Mis compañeros no daban crédito, pero tampoco querían perder tiempo para explicaciones. Tras abrir la puerta sin problemas, puse la llave en el contacto y le di. Tenía el depósito lleno y arrancó sin pereza. Giré la palanca a la derecha, tiré con fuerza hacia atrás, quité el freno de mano, y levantando el embrague al tiempo que aceleraba, di marcha atrás hasta ubicarlo en la carretera en dirección a Mostar.

De la mejor forma que pudimos nos metimos los ocho en el coche, y sin renquear ni protestar, en media hora nos llevó a todos al hospital.

Estuve hospitalizado dos semanas, cuando salí no pude encontrarlo en el cuartel. Con las prisas había dejado mi llave amuleto en el contacto y habían vuelto a robármelo. Lo busqué en todo Mostar. En el hospital mi dijeron que lo habían visto haciendo de ambulancia, llevado por unos y por otros, pero hacía días que no se le veía.

Un mes después regresé a España desolado, pero con la convicción de que mi adorado R6 amarillo había vuelto a salvarme la vida; ésta vez a mí y a mis compañeros. Me sentía culpable de no haberlo sabido cuidar mejor. El pobre, seguramente habría acabado destrozado por alguna mina, acribillado, incendiado…

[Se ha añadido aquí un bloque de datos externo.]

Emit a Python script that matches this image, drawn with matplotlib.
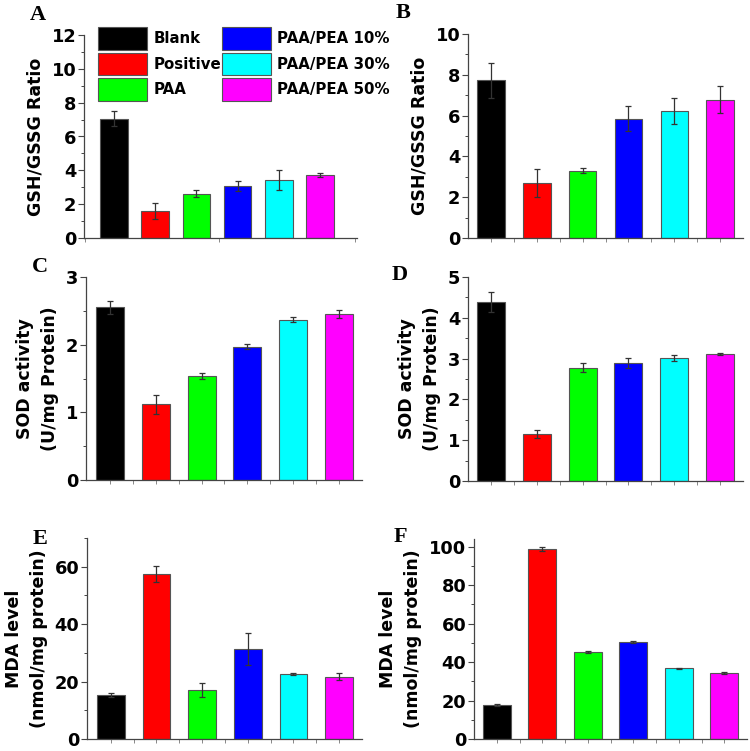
import numpy as np
import matplotlib
matplotlib.use("Agg")
import matplotlib.pyplot as plt
from matplotlib.ticker import MultipleLocator, FixedLocator, NullFormatter

plt.rcParams['font.family'] = ['DejaVu Sans']
plt.rcParams['font.weight'] = 'bold'

# Groups and colours
groups = ["Blank", "Positive", "PAA", "PAA/PEA 10%", "PAA/PEA 30%", "PAA/PEA 50%"]
colors = ["#000000", "#ff0000", "#00ff00", "#0000ff", "#00ffff", "#ff00ff"]

# Panel data (mean, error)
gsh_a = [7.05, 1.60, 2.62, 3.08, 3.42, 3.72]
gsh_a_err = [0.43, 0.45, 0.19, 0.31, 0.60, 0.12]
gsh_b = [7.73, 2.71, 3.30, 5.85, 6.21, 6.78]
gsh_b_err = [0.85, 0.69, 0.13, 0.62, 0.64, 0.67]
sod_c = [2.55, 1.12, 1.54, 1.97, 2.37, 2.45]
sod_c_err = [0.09, 0.14, 0.04, 0.04, 0.04, 0.06]
sod_d = [4.39, 1.15, 2.77, 2.89, 3.02, 3.12]
sod_d_err = [0.24, 0.10, 0.11, 0.12, 0.07, 0.02]
mda_e = [15.2, 57.5, 17.0, 31.4, 22.6, 21.7]
mda_e_err = [0.7, 2.9, 2.5, 5.6, 0.4, 1.2]
mda_f = [17.7, 98.8, 45.1, 50.4, 36.8, 34.4]
mda_f_err = [0.4, 1.0, 0.6, 0.4, 0.2, 0.5]

W, H = 750, 751
fig = plt.figure(figsize=(W / 100, H / 100), dpi=100)


def make_ax(l, r, t, b):
    return fig.add_axes([l / W, 1 - b / H, (r - l) / W, (b - t) / H])


def draw(ax, vals, errs, xlim, width, ylim, major, minor, ylabel, letter, letter_xy):
    x = np.arange(1, len(vals) + 1)
    bars = ax.bar(x, vals, width=width, color=colors, edgecolor="#555555", linewidth=0.8, zorder=2)
    ax.errorbar(x, vals, yerr=errs, fmt="none", ecolor="#333333", elinewidth=0.9,
                capsize=2.5, capthick=0.9, zorder=3)
    ax.set_xlim(*xlim)
    ax.set_ylim(*ylim)
    ax.yaxis.set_major_locator(MultipleLocator(major))
    ax.yaxis.set_minor_locator(MultipleLocator(minor))
    ax.xaxis.set_major_locator(FixedLocator(x))
    ax.xaxis.set_minor_locator(FixedLocator(x[:-1] + 0.5))
    ax.xaxis.set_major_formatter(NullFormatter())
    for s in ("top", "right"):
        ax.spines[s].set_visible(False)
    for s in ("left", "bottom"):
        ax.spines[s].set_color("#444444")
        ax.spines[s].set_linewidth(0.9)
    ax.tick_params(axis="y", which="major", length=4, width=0.8, color="#444444",
                   labelsize=12.8, pad=1.5)
    ax.tick_params(axis="y", which="minor", length=2.5, width=0.7, color="#444444")
    ax.tick_params(axis="x", which="both", length=3, width=0.7, color="#888888")
    ax.set_ylabel(ylabel, fontsize=12.5, fontweight="bold", labelpad=5, linespacing=1.5)
    fig.text(letter_xy[0] / W, 1 - letter_xy[1] / H, letter, fontsize=16, fontweight="bold",
             family="Liberation Serif", ha="center", va="center")
    return bars


ax_a = make_ax(84, 357, 35, 238)
bars = draw(ax_a, gsh_a, gsh_a_err, (0.27, 6.9), 0.67, (0, 12), 2, 1,
            "GSH/GSSG Ratio", "A", (38, 15))
ax_a.xaxis.set_major_locator(FixedLocator([0.3, 3.55, 6.85]))
ax_a.xaxis.set_minor_locator(FixedLocator([]))
ax_a.legend(bars, groups, ncol=2, loc="upper left", bbox_to_anchor=(0.051, 1.04),
            frameon=False, borderpad=0, borderaxespad=0, handlelength=3.3,
            handleheight=1.95, handletextpad=0.4, columnspacing=0.05, labelspacing=0.2,
            prop={"size": 10.8, "weight": "bold"})

ax_b = make_ax(468, 743, 34, 238)
draw(ax_b, gsh_b, gsh_b_err, (0.5, 6.5), 0.6, (0, 10), 2, 1,
     "GSH/GSSG Ratio", "B", (403, 13))

ax_c = make_ax(86, 362, 277, 480)
draw(ax_c, sod_c, sod_c_err, (0.48, 6.5), 0.61, (0, 3), 1, 0.5,
     "SOD activity\n(U/mg Protein)", "C", (40, 267))

ax_d = make_ax(468, 743, 277, 481)
draw(ax_d, sod_d, sod_d_err, (0.5, 6.5), 0.61, (0, 5), 1, 0.5,
     "SOD activity\n(U/mg Protein)", "D", (400, 275))

ax_e = make_ax(87, 362, 538, 739)
draw(ax_e, mda_e, mda_e_err, (0.48, 6.5), 0.61, (0, 70), 20, 10,
     "MDA level\n(nmol/mg protein)", "E", (40, 539))

ax_f = make_ax(474, 747, 539, 739)
draw(ax_f, mda_f, mda_f_err, (0.5, 6.5), 0.61, (0, 104), 20, 10,
     "MDA level\n(nmol/mg protein)", "F", (400, 537))

fig.savefig("out.png", dpi=100)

Cuando supe de este concurso literario patrocinado por Renault, no pude por menos que lanzarme a contar esta extraordinaria historia. Se lo debo; pero lo que no podía imaginarme era que, buscando fotos de antiguos R6TL, me encontraría con esto:

https://www.elcarrocolombiano.com/clasicos/este-renault-6-taxi-aun-sobrevive-en-tumaco-y-sigue-trabajando/. 

No han cambiado ni la matrícula. Es él, no tengo duda.